Benefits of BIM
The main benefit BIM brings to any project is an improved means of communication and collaboration between all members of the project team. Alan Johnston Partnership LLP has developed a range of working practices to gain greater efficiencies from data sharing between disciplines on various types of projects. Some of the benefits that can be expected are outlined below:
- Earlier and more accurate visualisations of a design – As the model is produce in the early stages of a project’s lifecycle, rendered images can be produced to allow the client an early view of the visual impact the building will have.
- Reduction in human error – Using software packages, such as Revit, can automatically reduce the need for drawing correction when design changes take place.
- Extract cost estimates – As the BIM is modelled as the final building will be built, the opportunity arises to extract and schedule near exact quantities of materials, such as steel, at all stages of the project to estimate and put a cost too.
- Generate accurate and consistent 2D Drawings at any stage – Several BIM software suites make it possible to create instant sections and elevation, where required, along with the usual general arrangements.
- Integration between analysis/design model and construction model – Using such software as Integrator and Robot, a BIM project can further reduce human error, while increasing efficiency and productivity.
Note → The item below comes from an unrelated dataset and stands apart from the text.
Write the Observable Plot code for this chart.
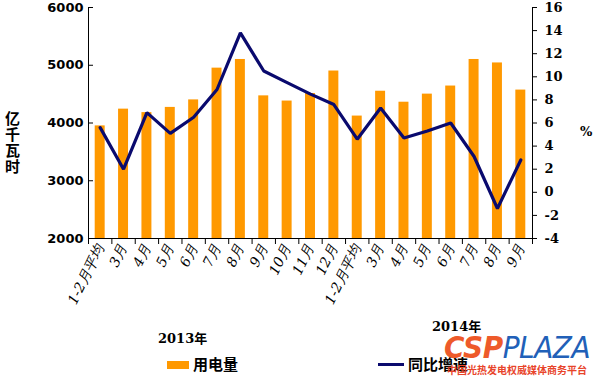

Also enables fire engineering, heat loss, lighting design to be introduced to the model.
- More efficient construction phasing – Through the use as such BIM software as Navisworks or Solibri, contractors can now simulate the construction phasing of a project from arrival on site to finish.
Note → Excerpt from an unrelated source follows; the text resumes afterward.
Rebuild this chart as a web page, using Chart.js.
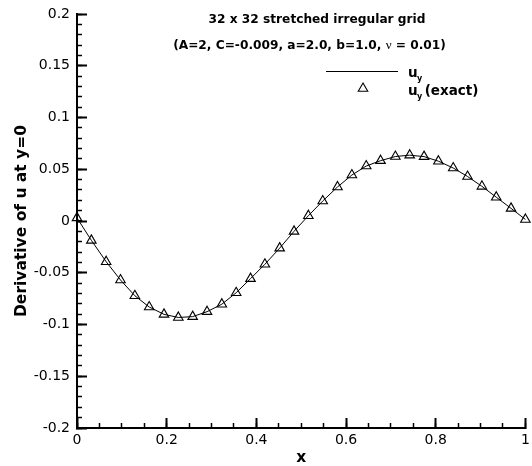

- Improved planning and resource allocation – With contractors able to have an improved vision on the phasing and planning of a project, their resources are able to planned an allocated more accurately.
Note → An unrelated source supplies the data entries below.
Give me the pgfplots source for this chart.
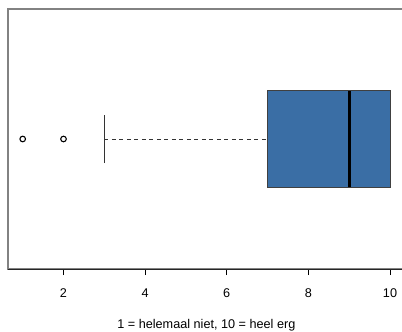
\documentclass[border=0pt]{standalone}
\usepackage{fontspec}
\setmainfont{Liberation Sans}
\usepackage{pgfplots}
\pgfplotsset{compat=1.18}
\definecolor{boxblue}{RGB}{58,110,165}
\definecolor{framegray}{RGB}{130,130,130}
\begin{document}
\begin{tikzpicture}[x=1bp,y=1bp]
\begin{axis}[
  at={(8bp,63bp)}, anchor=south west,
  scale only axis, width=396.7bp, height=260bp,
  xmin=0.64, xmax=10.36, ymin=0.46, ymax=1.54,
  clip=false,
  axis line style={draw=none},
  xtick={2,4,6,8,10}, ytick=\empty,
  xtick pos=bottom, tick align=outside,
  major tick length=6bp,
  tick style={black, line width=0.6bp},
  /pgf/number format/assume math mode=true,
  xticklabel style={font=\fontsize{12.7}{15}\selectfont, yshift=-10bp},
  xlabel={1 = helemaal niet, 10 = heel erg},
  xlabel style={font=\fontsize{12.7}{15}\selectfont, yshift=-15bp},
]
\draw[framegray, line width=1.6bp] (rel axis cs:0,0) rectangle (rel axis cs:1,1);
\draw[black!85, line width=0.8bp] (rel axis cs:0,0) -- (rel axis cs:1,0);
% box (lower quartile 7, upper quartile 10)
\addplot[fill=boxblue, draw=black!75, line width=0.8bp] coordinates {(7,0.8) (10,0.8) (10,1.2) (7,1.2)} -- cycle;
% median
\addplot[black, line width=3bp] coordinates {(9,0.8) (9,1.2)};
% lower whisker
\addplot[black!80, line width=0.9bp, dash pattern=on 4bp off 3.5bp] coordinates {(3,1) (7,1)};
% whisker cap
\addplot[black!80, line width=0.9bp] coordinates {(3,0.9) (3,1.1)};
% outliers
\addplot[only marks, mark=o, mark size=2.8bp, mark options={black, line width=1.1bp}] coordinates {(1,1) (2,1)};
\end{axis}
\pgfresetboundingbox
\useasboundingbox (0,0) rectangle (402bp,332bp);
\end{tikzpicture}
\end{document}
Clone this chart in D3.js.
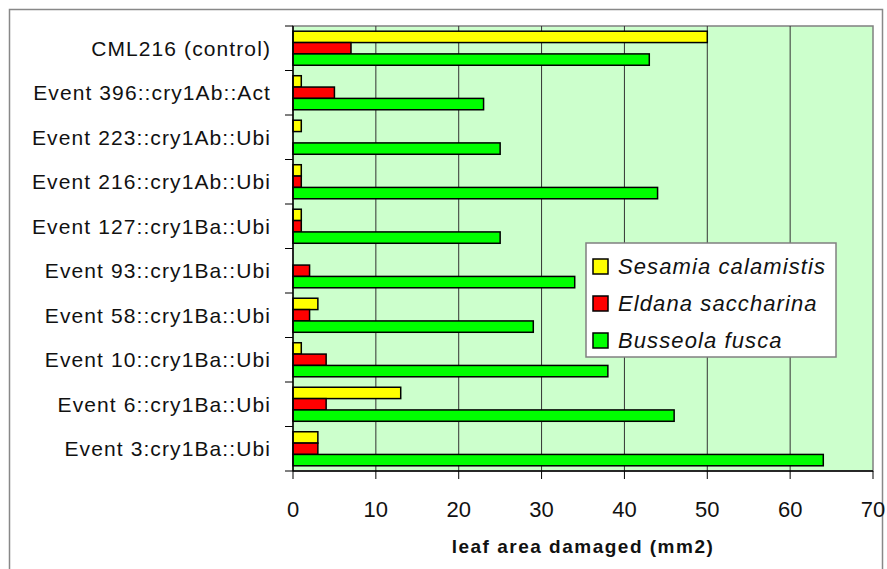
<!DOCTYPE html>
<html>
<head>
<meta charset="utf-8">
<script src="https://cdn.jsdelivr.net/npm/d3@7"></script>
<style>
body { margin: 0; background: #fff; }
svg { display: block; font-family: Arial, "Liberation Sans", sans-serif; }
</style>
</head>
<body>
<svg id="chart"></svg>
<script>
var width = 887, height = 569

var events = ["CML216 (control)", "Event 396::cry1Ab::Act", "Event 223::cry1Ab::Ubi",
    "Event 216::cry1Ab::Ubi", "Event 127::cry1Ba::Ubi", "Event 93::cry1Ba::Ubi",
    "Event 58::cry1Ba::Ubi", "Event 10::cry1Ba::Ubi", "Event 6::cry1Ba::Ubi",
    "Event 3:cry1Ba::Ubi"]
var species = ["Sesamia calamistis", "Eldana saccharina", "Busseola fusca"]
var colours = ["#ffff00", "#ff0000", "#00ff00"]
var sesamia = [50, 1, 1, 1, 1, 0, 3, 1, 13, 3]
var eldana = [7, 5, 0, 1, 1, 2, 2, 4, 4, 3]
var busseola = [43, 23, 25, 44, 25, 34, 29, 38, 46, 64]
var xTicks = [0, 10, 20, 30, 40, 50, 60, 70]

var series = [sesamia, eldana, busseola]

var svg = d3.select("#chart")
    .attr("width", width)
    .attr("height", height)

// outer chart frame
svg.append("rect")
    .attr("x", 9.5).attr("y", 9.5)
    .attr("width", 873).attr("height", 570)
    .attr("fill", "none")
    .attr("stroke", "#888")
    .attr("stroke-width", 1.5)

var plotLeft = 293, plotRight = 873, plotTop = 26, plotBottom = 471

var x = d3.scaleLinear().domain([0, 70]).range([plotLeft, plotRight])
var y = d3.scaleBand().domain(events).range([plotTop, plotBottom]).paddingInner(0.235).paddingOuter(0.117)
var ySub = d3.scaleBand().domain(d3.range(3)).range([0, y.bandwidth()])

svg.append("rect")
    .attr("x", plotLeft).attr("y", plotTop)
    .attr("width", plotRight - plotLeft).attr("height", plotBottom - plotTop)
    .attr("fill", "#ccffcc")
    .attr("stroke", "#808080")
    .attr("stroke-width", 1.5)

svg.append("g")
    .selectAll("line")
    .data(xTicks.slice(1, -1))
    .enter().append("line")
        .attr("x1", d => x(d)).attr("x2", d => x(d))
        .attr("y1", plotTop).attr("y2", plotBottom)
        .attr("stroke", "#333")
        .attr("stroke-width", 1)

var groups = svg.append("g")
    .selectAll("g")
    .data(events)
    .enter().append("g")
        .attr("transform", d => "translate(0," + y(d) + ")")

groups.selectAll("rect")
    .data((d, i) => series.map((s, j) => ({ v: s[i], j: j })))
    .enter().append("rect")
        .attr("x", x(0))
        .attr("y", d => ySub(d.j))
        .attr("width", d => x(d.v) - x(0))
        .attr("height", ySub.bandwidth())
        .attr("fill", d => colours[d.j])
        .attr("stroke", "#000")
        .attr("stroke-width", d => d.v > 0 ? 1.5 : 0)

// y axis: ticks between categories
var bandStep = (plotBottom - plotTop) / events.length
var yAxis = svg.append("g")
yAxis.append("line")
    .attr("x1", plotLeft).attr("x2", plotLeft)
    .attr("y1", plotTop).attr("y2", plotBottom)
    .attr("stroke", "#000").attr("stroke-width", 1.5)
yAxis.selectAll("line.tick")
    .data(d3.range(events.length + 1))
    .enter().append("line")
        .attr("class", "tick")
        .attr("x1", plotLeft - 8).attr("x2", plotLeft)
        .attr("y1", d => plotTop + d * bandStep).attr("y2", d => plotTop + d * bandStep)
        .attr("stroke", "#000")
yAxis.selectAll("text")
    .data(events)
    .enter().append("text")
        .attr("x", 271)
        .attr("y", d => y(d) + y.bandwidth() / 2)
        .attr("dy", "0.36em")
        .attr("text-anchor", "end")
        .attr("font-size", 21)
        .attr("letter-spacing", 1.1)
        .attr("fill", "#111")
        .text(d => d)

// x axis
var xAxis = svg.append("g")
xAxis.append("line")
    .attr("x1", plotLeft).attr("x2", plotRight)
    .attr("y1", plotBottom).attr("y2", plotBottom)
    .attr("stroke", "#000").attr("stroke-width", 1.5)
xAxis.selectAll("line.tick")
    .data(xTicks)
    .enter().append("line")
        .attr("class", "tick")
        .attr("x1", d => x(d)).attr("x2", d => x(d))
        .attr("y1", plotBottom).attr("y2", plotBottom + 8)
        .attr("stroke", "#000")
xAxis.selectAll("text")
    .data(xTicks)
    .enter().append("text")
        .attr("x", d => x(d))
        .attr("y", 517)
        .attr("text-anchor", "middle")
        .attr("font-size", 22)
        .attr("fill", "#111")
        .text(d => d)

svg.append("text")
    .attr("x", 583)
    .attr("y", 553)
    .attr("text-anchor", "middle")
    .attr("font-size", 19)
    .attr("font-weight", "bold")
    .attr("letter-spacing", 1.5)
    .attr("fill", "#111")
    .text("leaf area damaged (mm2)")

// legend
var legend = svg.append("g").attr("transform", "translate(586,243)")
legend.append("rect")
    .attr("width", 250).attr("height", 114)
    .attr("fill", "#fff")
    .attr("stroke", "#808080")
    .attr("stroke-width", 1.5)
var items = legend.selectAll("g")
    .data(species)
    .enter().append("g")
        .attr("transform", (d, i) => "translate(0," + (23 + i * 37) + ")")
items.append("rect")
    .attr("x", 7).attr("y", -7)
    .attr("width", 15).attr("height", 15)
    .attr("fill", (d, i) => colours[i])
    .attr("stroke", "#000")
    .attr("stroke-width", 1.5)
items.append("text")
    .attr("x", 32)
    .attr("dy", "0.36em")
    .attr("font-size", 22)
    .attr("font-style", "italic")
    .attr("letter-spacing", 1.1)
    .attr("fill", "#111")
    .text(d => d)
</script>
</body>
</html>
- Discover design errors before construction (clash detection) – Clash detection is run through such BIM software as Navisworks or Solibri, which can not only detect if clashes are occurring with components, such as beams and ducts, but with more complex and advanced, such as door openings and fixed furniture.
- Aids clearer communication to all stakeholders – A building information model, as it suggests is a model contain information and usually all the information required for all stakeholders or design disciplines to perform their role on the project.
- Quicker and easier design revisions – Upon revising the initial issue onwards, drawings are much quicker and easier to revise due to the visual impact that working in the 3D environment has, modellers can see what needs revising and where upon changes, made from another design discipline, and the impact these changes have on other design disciplines.
- Collaboration of multiple design disciplines – As the BIM process includes multiple design disciplines all progress together their own model to be incorporated into a single model the process of co-ordination of construction and specification information becomes an easier obstacle to overcome than it can be traditionally.
- Reduction of waste – Due to Revit and other software’s ability to accurately schedule information and the reduction in RFIs throughout the design cycle, the is a reduction in waste and surplus materials.
- Further analytical design – As the 3D model is in a digital environment, and able to communicate in several software packages, it can be environmentally assessed including thermal performance, lighting and fluid dynamics.
- Improved facilities management – A building model that has been updated with all changes made during construction provides an accurate source of as built information and provides a useful starting point for managing and operating a facility.